Spark QuickStart Guide
Also available as:
PDF

Chapter 5. Installing Spark with Kerberos

Spark jobs are submitted to a Hadoop cluster as YARN jobs. The developer creates a Spark application in a local environment, and tests it in a single-node Spark Standalone cluster on their developer workstation.

When a job is ready to run in a production environment, there are a few additional steps if the cluster is Kerberized:

  • The Spark History Server daemon needs a Kerberos account and keytab to run in a Kerberized cluster.

  • To submit Spark jobs in a Kerberized cluster, the account (or person) submitting jobs needs a Kerberos account & keytab.

    • When access is authenticated without human interaction -- as happens for processes that submit job requests -- the process would use a headless keytab. Security risk is mitigated by ensuring that only the service who should be using the headless keytab has the permissions to read it.

    • An end user should use their own keytab when submitting a Spark job.

Setting Up Principals and Keytabs for End User Access to Spark

In the following example, user $USERNAME runs the Spark Pi job in a Kerberos-enabled environment:

su $USERNAME
kinit USERNAME@YOUR-LOCAL-REALM.COM 
cd /usr/hdp/current/spark-client/
./bin/spark-submit --class org.apache.spark.examples.SparkPi \
    --master yarn-cluster \
    --num-executors 3 \
    --driver-memory 512m \
    --executor-memory 512m \
    --executor-cores 1 \
    lib/spark-examples*.jar 10

Setting Up Service Principals and Keytabs for Processes Submitting Spark Jobs

The following example shows the creation and use of a headless keytab for a spark service user account that will submit Spark jobs on node blue1@example.com:

  1. Create a Kerberos service principal for user spark:

    kadmin.local -q "addprinc -randkey spark/blue1@EXAMPLE.COM"

  2. Create the keytab:

    kadmin.local -q "xst -k /etc/security/keytabs/spark.keytab spark/blue1@EXAMPLE.COM"

  3. Create a spark user and add it to the hadoop group. (Do this for every node of your cluster.)
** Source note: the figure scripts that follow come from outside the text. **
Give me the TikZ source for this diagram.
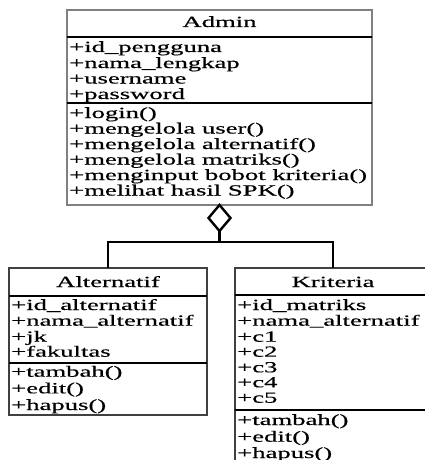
\documentclass[tikz,border=0pt]{standalone}
\usepackage{fontspec}
\setmainfont{Liberation Serif}[FakeBold=0.4]
\usepackage{graphicx}
\usetikzlibrary{shapes.geometric}
\newcommand\sx[1]{\scalebox{1.72}[1]{#1}}
\begin{document}
\begin{tikzpicture}[x=1pt,y=-1pt,
  txt/.style={anchor=base west,inner sep=0pt,font=\fontsize{15.5}{16}\selectfont},
  ttl/.style={anchor=base,inner sep=0pt,font=\fontsize{15.5}{16}\selectfont},
  cls/.style={draw=black!75,line width=1.2pt,anchor=north west,inner sep=0pt,outer sep=0pt},
  adm/.style={cls,draw=black!50,line width=1.8pt},
  sep/.style={black,line width=1.1pt},
  conn/.style={black,line width=2.6pt},
  agg/.style={diamond,draw=black,fill=white,line width=2.4pt,inner sep=0pt,outer sep=0pt,
    minimum width=22pt,minimum height=26pt,anchor=north}
]
\clip (0,0) rectangle (425,460);
\fill[white] (0,0) rectangle (425,460);

% class boxes
\node[adm,minimum width=305pt,minimum height=195pt] (admin) at (67,10) {};
\node[cls,minimum width=198pt,minimum height=147pt] (alt) at (9,268) {};
\node[cls,minimum width=196pt,minimum height=210pt] (krit) at (235,268) {};

% compartments
\draw[sep] (67,37) -- (372,37);
\draw[sep] (67,103) -- (372,103);
\draw[sep] (9,296) -- (207,296);
\draw[sep] (9,363) -- (207,363);
\draw[sep] (235,295) -- (431,295);
\draw[sep] (235,410) -- (431,410);

% Admin
\node[ttl] (admT) at (219.5,27) {\sx{Admin}};
\node[txt] (a1) at (69,52) {\sx{+id\_pengguna}};
\node[txt] (a2) at (69,68) {\sx{+nama\_lengkap}};
\node[txt] (a3) at (69,83.5) {\sx{+username}};
\node[txt] (a4) at (69,99) {\sx{+password}};
\node[txt] (m1) at (69,118) {\sx{+login()}};
\node[txt] (m2) at (69,133.5) {\sx{+mengelola user()}};
\node[txt] (m3) at (69,149) {\sx{+mengelola alternatif()}};
\node[txt] (m4) at (69,164.5) {\sx{+mengelola matriks()}};
\node[txt] (m5) at (69,180) {\sx{+menginput bobot kriteria()}};
\node[txt] (m6) at (69,195.5) {\sx{+melihat hasil SPK()}};

% Alternatif
\node[ttl] (altT) at (108,287) {\sx{Alternatif}};
\node[txt] (b1) at (11,310) {\sx{+id\_alternatif}};
\node[txt] (b2) at (11,325.7) {\sx{+nama\_alternatif}};
\node[txt] (b3) at (11,341.7) {\sx{+jk}};
\node[txt] (b4) at (11,356.7) {\sx{+fakultas}};
\node[txt] (b5) at (11,376.7) {\sx{+tambah()}};
\node[txt] (b6) at (11,393.3) {\sx{+edit()}};
\node[txt] (b7) at (11,410) {\sx{+hapus()}};

% Kriteria
\node[ttl] (kriT) at (333,287) {\sx{Kriteria}};
\node[txt] (k1) at (237,310) {\sx{+id\_matriks}};
\node[txt] (k2) at (237,325.7) {\sx{+nama\_alternatif}};
\node[txt] (k3) at (237,341.7) {\sx{+c1}};
\node[txt] (k4) at (237,356.7) {\sx{+c2}};
\node[txt] (k5) at (237,372.3) {\sx{+c3}};
\node[txt] (k6) at (237,387.3) {\sx{+c4}};
\node[txt] (k7) at (237,402.7) {\sx{+c5}};
\node[txt] (k8) at (237,425) {\sx{+tambah()}};
\node[txt] (k9) at (237,441.7) {\sx{+edit()}};
\node[txt] (k10) at (237,458) {\sx{+hapus()}};

% aggregation
\node[agg] (dia) at (admin.south) {};
\draw[conn] (dia.south) -- ++(0,11) coordinate (j) -| (alt.north);
\draw[conn] (j) -| (krit.north);
\end{tikzpicture}
\end{document}
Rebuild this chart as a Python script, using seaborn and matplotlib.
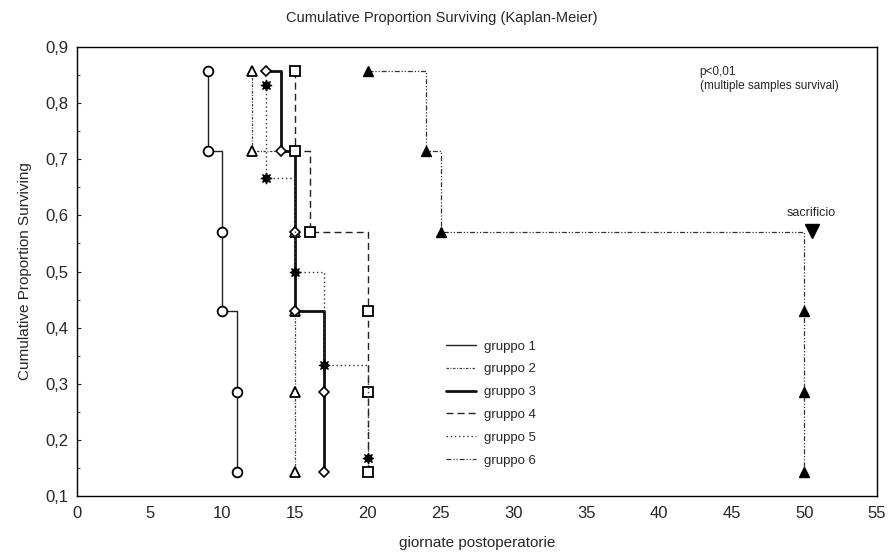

    useradd spark -g hadoop

  4. Make spark the owner of the newly-created keytab:

    chown spark:hadoop /etc/security/keytabs/spark.keytab

  5. Limit access: make sure user spark is the only user with access to the keytab:

    chmod 400 /etc/security/keytabs/spark.keytab

In the following steps, user spark runs the Spark Pi example in a Kerberos-enabled environment:

su spark  
kinit -kt /etc/security/keytabs/spark.keytab spark/blue1@EXAMPLE.COM
cd /usr/hdp/current/spark-client/
./bin/spark-submit --class org.apache.spark.examples.SparkPi \
    --master yarn-cluster \
    --num-executors 1 \
    --driver-memory 512m \
    --executor-memory 512m \
    --executor-cores 1 \
    lib/spark-examples*.jar 10

Accessing the Hive Metastore in Secure Mode

Requirements for accessing the Hive Metastore in secure mode (with Kerberos):

  • The Spark thrift server must be co-located with the Hive thrift server.

  • The spark user must be able to access the Hive keytab.

  • In yarn-client mode on a secure cluster you can use HiveContext to access the Hive Metastore. (HiveContext is not supported for yarn-cluster mode on a secure cluster.)